Required work: It is required that the lines from the top of the listing through the line with "from bokeh.resources import INLINE" be reproduced exactly, excluding pictures.
··········
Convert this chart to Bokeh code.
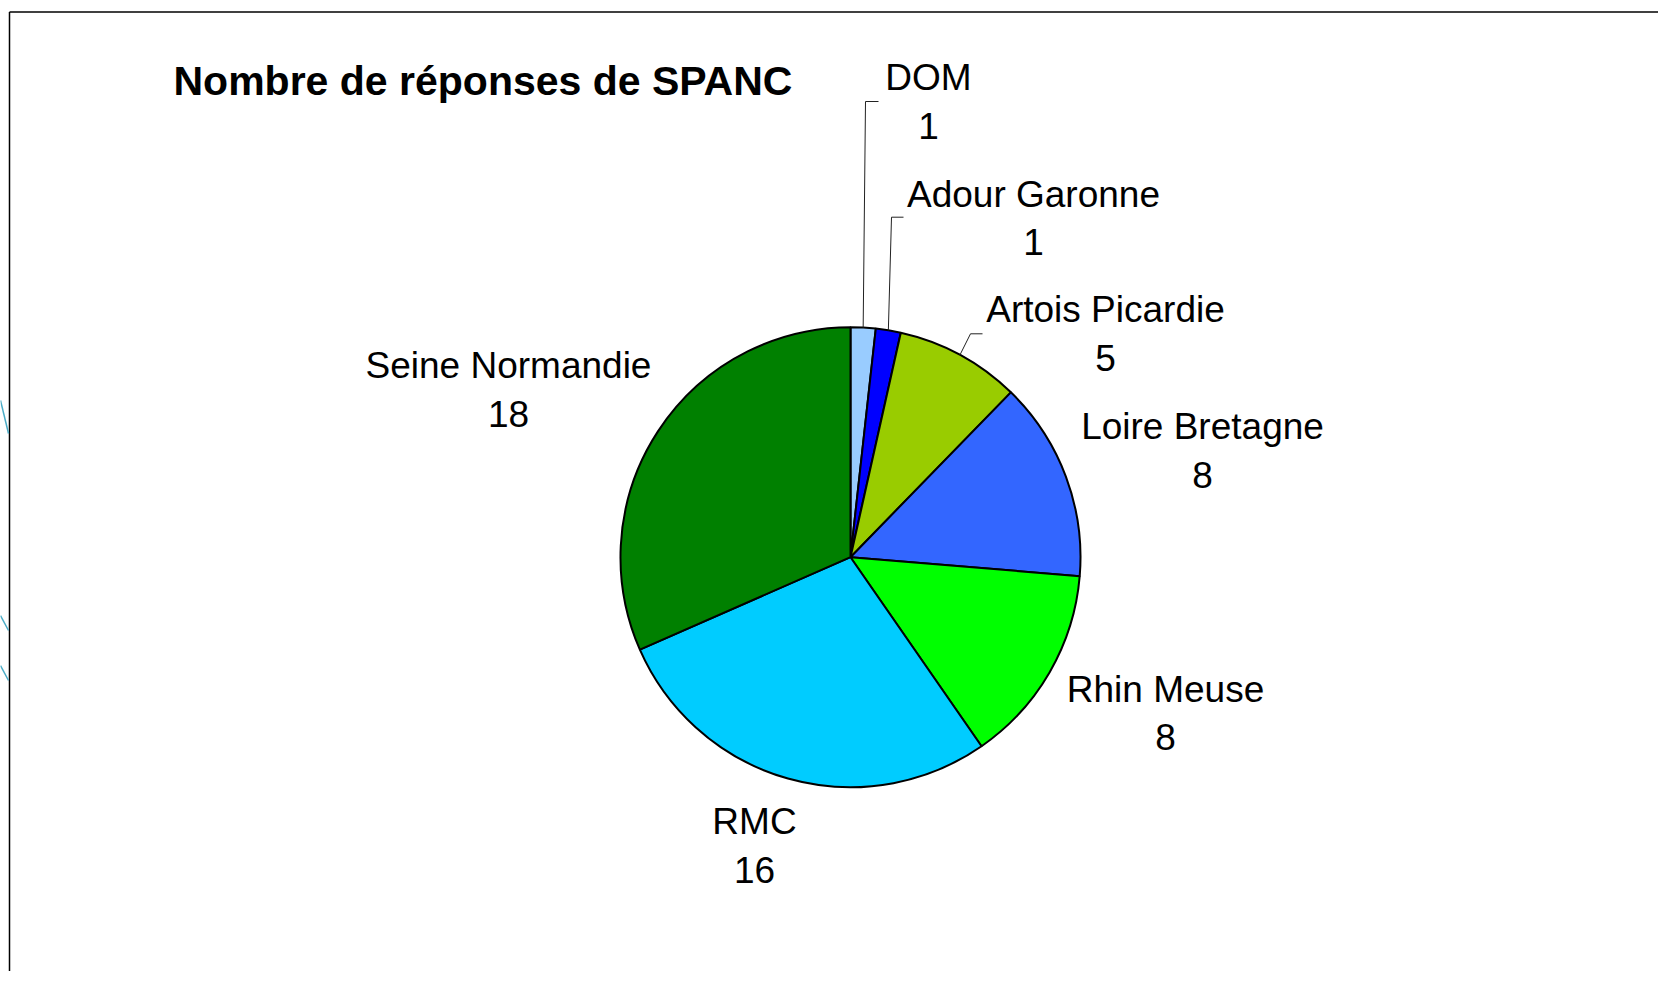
import math
from bokeh.plotting import figure
from bokeh.models import Range1d, ColumnDataSource
from bokeh.core.properties import value
from bokeh.embed import file_html
from bokeh.resources import INLINE

# ---- data ----
regions = ["DOM", "Adour Garonne", "Artois Picardie", "Loire Bretagne",
           "Rhin Meuse", "RMC", "Seine Normandie"]
counts = [1, 1, 5, 8, 8, 16, 18]
colors = ["#99CCFF", "#0000FF", "#99CC00", "#3366FF", "#00FF00", "#00CCFF", "#008000"]
title_text = "Nombre de réponses de SPANC"

# ---- layout (screen pixel coords, y downward) ----
W, H = 1658, 971
def Y(y):
    return H - y
def X(x):
    return x

cx, cy, R = 850, 556.7, 230
label_cx = [928, 1033, 1105, 1202, 1165, 754, 508]
label_base = [77, 193.5, 309, 426, 688.5, 821, 365]
value_gap = 48
leader_idx = [0, 1, 2]
elbow_x = [865, 891, 970]
elbow_y = [101, 216.7, 333.3]
elbow_end = [878, 903, 982]
title_base = 80.7

p = figure(width=W, height=H, output_backend="svg", toolbar_location=None,
           x_range=Range1d(0, W), y_range=Range1d(0, H),
           min_border=0, outline_line_color=None)
p.axis.visible = False
p.grid.visible = False
p.background_fill_color = "white"
p.border_fill_color = "white"

# frame border (top and left)
p.line(x=[X(9), W], y=[Y(11.5), Y(11.5)], line_color="black", line_width=1.5)
p.line(x=[X(9), X(9)], y=[Y(11.5), 0], line_color="black", line_width=1.5)

# small decorative teal strokes at the left edge
p.line(x=[X(0), X(8)], y=[Y(400), Y(433)], line_color="#4BACC6", line_width=1.5)
p.line(x=[X(0), X(8)], y=[Y(615), Y(630)], line_color="#4BACC6", line_width=1.5)
p.line(x=[X(0), X(8)], y=[Y(665), Y(680)], line_color="#4BACC6", line_width=1.5)

# pie
total = float(sum(counts))
cum = [0.0]
for c in counts:
    cum.append(cum[-1] + c)
start_a = [math.pi / 2 - 2 * math.pi * cum[i + 1] / total for i in range(len(counts))]
end_a = [math.pi / 2 - 2 * math.pi * cum[i] / total for i in range(len(counts))]
src = ColumnDataSource(dict(x=[X(cx)] * len(counts), y=[Y(cy)] * len(counts),
                            s=start_a, e=end_a, c=colors))
p.wedge(x="x", y="y", radius=R, start_angle="s", end_angle="e", fill_color="c",
        line_color="black", line_width=2, source=src)

# leader lines
for k, i in enumerate(leader_idx):
    mid = 2 * math.pi * (cum[i] + cum[i + 1]) / 2 / total
    sx = cx + R * math.sin(mid)
    sy = cy - R * math.cos(mid)
    p.line(x=[X(sx), X(elbow_x[k]), X(elbow_end[k])],
           y=[Y(sy), Y(elbow_y[k]), Y(elbow_y[k])],
           line_color="#222222", line_width=1)

# labels
lsrc = ColumnDataSource(dict(
    x=[X(v) for v in label_cx],
    y1=[Y(b) for b in label_base],
    y2=[Y(b + value_gap) for b in label_base],
    name=regions,
    val=[str(v) for v in counts]))
p.text(x="x", y="y1", text="name", source=lsrc, text_align="center",
       text_baseline="alphabetic", text_font=value("Liberation Sans"),
       text_font_size="37px", text_color="black")
p.text(x="x", y="y2", text="val", source=lsrc, text_align="center",
       text_baseline="alphabetic", text_font=value("Liberation Sans"),
       text_font_size="37px", text_color="black")

# title
p.text(x=[X(173)], y=[Y(title_base)], text=[title_text], text_align="left",
       text_baseline="alphabetic", text_font=value("Liberation Sans"),
       text_font_style="bold", text_font_size="41px", text_color="black")

open("out.html", "w").write(file_html(p, INLINE))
··········
Task output:
Convert this chart to Bokeh code.
import math
from bokeh.plotting import figure
from bokeh.models import Range1d, ColumnDataSource
from bokeh.core.properties import value
from bokeh.embed import file_html
from bokeh.resources import INLINE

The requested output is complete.